In the cuda library thrust, you can use thrust::device_vector<classT> to define a vector on device, and the data transfer between host STL vector and device vector is very straightforward. you can refer to this useful link:http://docs.nvidia.com/cuda/thrust/index.html to find some useful examples.
you can't use std::vector in device code, you should use array instead.
I think you can implement a device vector by youself, because CUDA supports dynamic memory alloction in device codes. Operator new/delete are also supported. Here is an extremely simple prototype of device vector in CUDA, but it does work. It hasn't been tested sufficiently.
template<typename T>
class LocalVector
{
private:
T* m_begin;
T* m_end;
size_t capacity;
size_t length;
__device__ void expand() {
capacity *= 2;
size_t tempLength = (m_end - m_begin);
T* tempBegin = new T[capacity];
memcpy(tempBegin, m_begin, tempLength * sizeof(T));
delete[] m_begin;
m_begin = tempBegin;
m_end = m_begin + tempLength;
length = static_cast<size_t>(m_end - m_begin);
}
public:
__device__ explicit LocalVector() : length(0), capacity(16) {
m_begin = new T[capacity];
m_end = m_begin;
}
__device__ T& operator[] (unsigned int index) {
return *(m_begin + index);//*(begin+index)
}
__device__ T* begin() {
return m_begin;
}
__device__ T* end() {
return m_end;
}
__device__ ~LocalVector()
{
delete[] m_begin;
m_begin = nullptr;
}
__device__ void add(T t) {
if ((m_end - m_begin) >= capacity) {
expand();
}
new (m_end) T(t);
m_end++;
length++;
}
__device__ T pop() {
T endElement = (*m_end);
delete m_end;
m_end--;
return endElement;
}
__device__ size_t getSize() {
return length;
}
};
You can't use std::vector in device-side code. Why?
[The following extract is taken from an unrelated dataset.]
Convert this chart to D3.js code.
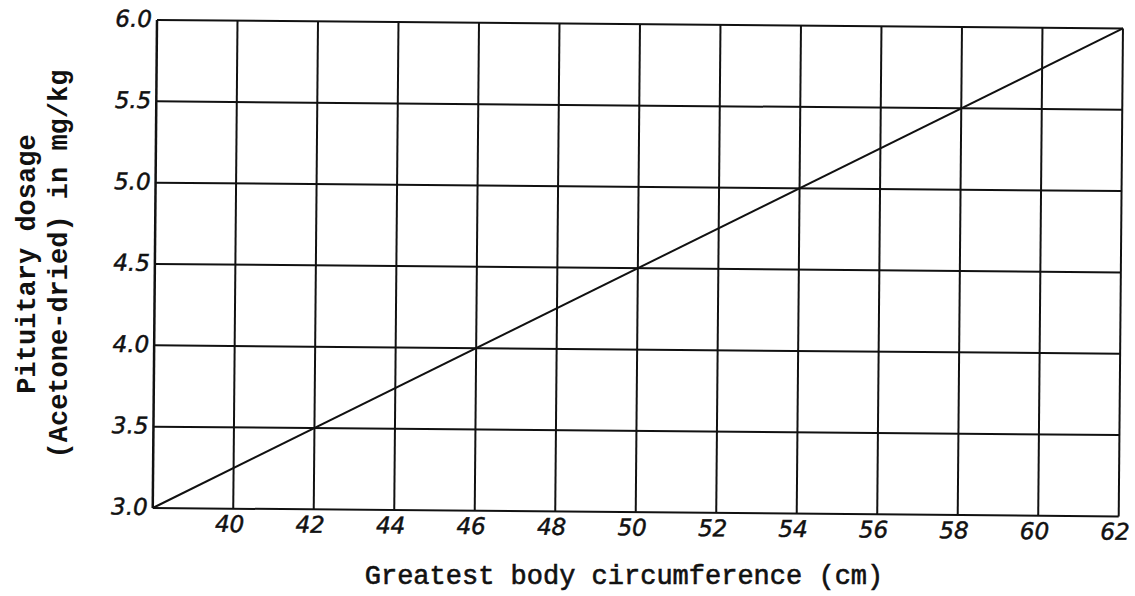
<!DOCTYPE html>
<html>
<head>
<meta charset="utf-8">
<script src="https://cdn.jsdelivr.net/npm/d3@7"></script>
<style>
  body { margin: 0; background: #fff; }
  .tick text { font-family: "DejaVu Sans", sans-serif; font-style: italic; }
</style>
</head>
<body>
<script>
const xTicks = [40, 42, 44, 46, 48, 50, 52, 54, 56, 58, 60, 62];
const yTicks = [3.0, 3.5, 4.0, 4.5, 5.0, 5.5, 6.0];
const lineX = [38, 62];
const lineY = [3.0, 6.0];

const W = 1135, H = 596;
const margin = {top: 20, right: 12, bottom: 88, left: 157};
const width = W - margin.left - margin.right;
const height = H - margin.top - margin.bottom;

const svg = d3.select("body").append("svg")
    .attr("width", W)
    .attr("height", H);

// scan is slightly tilted
const g = svg.append("g")
    .attr("transform", "translate(" + margin.left + "," + margin.top + ") rotate(0.5)");

const x = d3.scaleLinear().domain([38, 62]).range([0, width]);
const y = d3.scaleLinear().domain([3, 6]).range([height, 0]);

// grid
g.selectAll(".vgrid")
    .data(xTicks)
    .join("line")
    .attr("x1", d => x(d)).attr("x2", d => x(d))
    .attr("y1", 0).attr("y2", height)
    .attr("stroke", "#111").attr("stroke-width", 2);

g.selectAll(".hgrid")
    .data(yTicks)
    .join("line")
    .attr("x1", 0).attr("x2", width)
    .attr("y1", d => y(d)).attr("y2", d => y(d))
    .attr("stroke", "#111").attr("stroke-width", 2);

g.append("line")
    .attr("x1", 0).attr("x2", 0)
    .attr("y1", 0).attr("y2", height)
    .attr("stroke", "#111").attr("stroke-width", 2.5);

// axes (labels only)
const xAxis = g.append("g")
    .attr("transform", "translate(0," + height + ")")
    .call(d3.axisBottom(x).tickValues(xTicks).tickSize(0).tickPadding(7));
xAxis.select(".domain").remove();
xAxis.selectAll("text")
    .attr("font-size", 23)
    .attr("fill", "#111")
    .attr("stroke", "#111").attr("stroke-width", 0.5)
    .attr("dx", -4);

const yAxis = g.append("g")
    .call(d3.axisLeft(y).tickValues(yTicks).tickSize(0).tickPadding(5).tickFormat(d3.format(".1f")));
yAxis.select(".domain").remove();
yAxis.selectAll("text")
    .attr("font-size", 23)
    .attr("fill", "#111")
    .attr("stroke", "#111").attr("stroke-width", 0.5)
    .attr("dy", "0.28em");

// the line
const line = d3.line().x(d => x(d[0])).y(d => y(d[1]));
g.append("path")
    .datum(lineX.map((v, i) => [v, lineY[i]]))
    .attr("d", line)
    .attr("fill", "none")
    .attr("stroke", "#111")
    .attr("stroke-width", 2);

// axis titles
svg.append("text")
    .attr("x", 624).attr("y", 584)
    .attr("text-anchor", "middle")
    .attr("font-family", "Liberation Mono, monospace")
    .attr("font-size", 27)
    .attr("fill", "#111")
    .attr("stroke", "#111").attr("stroke-width", 0.6)
    .text("Greatest body circumference (cm)");

const yTitle = svg.append("text")
    .attr("transform", "translate(0,264) rotate(-90)")
    .attr("text-anchor", "middle")
    .attr("font-family", "Liberation Mono, monospace")
    .attr("font-weight", "bold")
    .attr("font-size", 27)
    .attr("fill", "#111");
yTitle.append("tspan").attr("x", 0).attr("y", 35).text("Pituitary dosage");
yTitle.append("tspan").attr("x", 0).attr("y", 67).text("(Acetone-dried) in mg/kg");
</script>
</body>
</html>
It's not marked to allow this
The "formal" reason is that, to use code in your device-side function or kernel, that code itself has to be in a __device__ function; and the code in the standard library, including, std::vector is not. (There's an exception for constexpr code; and in C++20, std::vector does have constexpr methods, but CUDA does not support C++20 at the moment, plus, that constexprness is effectively limited.)
You probably don't really want to
The std::vector class uses allocators to obtain more memory when it needs to grow the storage for the vectors you create or add into. By default (i.e. if you use std::vector<T> for some T) - that allocation is on the heap. While this could be adapted to the GPU - it would be quite slow, and incredibly slow if each "CUDA thread" would dynamically allocate its own memory.
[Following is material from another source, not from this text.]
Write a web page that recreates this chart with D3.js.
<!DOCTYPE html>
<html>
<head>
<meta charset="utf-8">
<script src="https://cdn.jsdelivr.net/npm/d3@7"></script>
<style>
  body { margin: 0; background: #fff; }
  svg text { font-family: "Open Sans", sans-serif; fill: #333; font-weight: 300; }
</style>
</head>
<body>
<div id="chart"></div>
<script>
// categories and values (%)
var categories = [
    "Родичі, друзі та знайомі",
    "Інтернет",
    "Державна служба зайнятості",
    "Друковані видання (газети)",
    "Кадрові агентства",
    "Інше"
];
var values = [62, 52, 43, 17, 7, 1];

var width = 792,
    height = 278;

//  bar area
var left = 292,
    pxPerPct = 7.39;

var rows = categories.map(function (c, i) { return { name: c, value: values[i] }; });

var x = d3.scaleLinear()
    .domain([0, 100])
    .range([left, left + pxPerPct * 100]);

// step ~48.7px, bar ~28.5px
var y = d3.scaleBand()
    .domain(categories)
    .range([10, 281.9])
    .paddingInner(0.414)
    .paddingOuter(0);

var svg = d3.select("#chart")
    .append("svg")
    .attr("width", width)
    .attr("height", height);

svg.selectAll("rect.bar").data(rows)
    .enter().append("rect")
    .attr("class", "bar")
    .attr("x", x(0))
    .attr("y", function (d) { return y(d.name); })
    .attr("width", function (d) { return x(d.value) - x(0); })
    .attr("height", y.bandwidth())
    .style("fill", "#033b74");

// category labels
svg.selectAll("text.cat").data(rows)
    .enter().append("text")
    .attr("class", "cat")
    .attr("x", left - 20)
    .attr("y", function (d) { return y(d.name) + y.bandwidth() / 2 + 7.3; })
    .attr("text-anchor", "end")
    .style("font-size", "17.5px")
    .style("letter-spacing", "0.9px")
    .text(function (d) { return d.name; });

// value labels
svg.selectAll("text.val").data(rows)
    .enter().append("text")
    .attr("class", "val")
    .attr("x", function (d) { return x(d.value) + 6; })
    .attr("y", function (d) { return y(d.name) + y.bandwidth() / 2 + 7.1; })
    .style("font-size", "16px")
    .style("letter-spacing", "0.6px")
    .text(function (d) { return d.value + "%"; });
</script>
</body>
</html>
#Now, you could say "But I don't want to allocate memory, I just want to read from the vector!" - well, in that case, you don't need a vector per se. Just copy the data to some on-device buffer, and either pass a pointer and a size, or use a CUDA-capable span, like in cuda-kat. Another option, though a bit "heavier", is to use the [NVIDIA thrust library]'s 3 "device vector" class. Under the hood, it's quite different from the standard library vector though.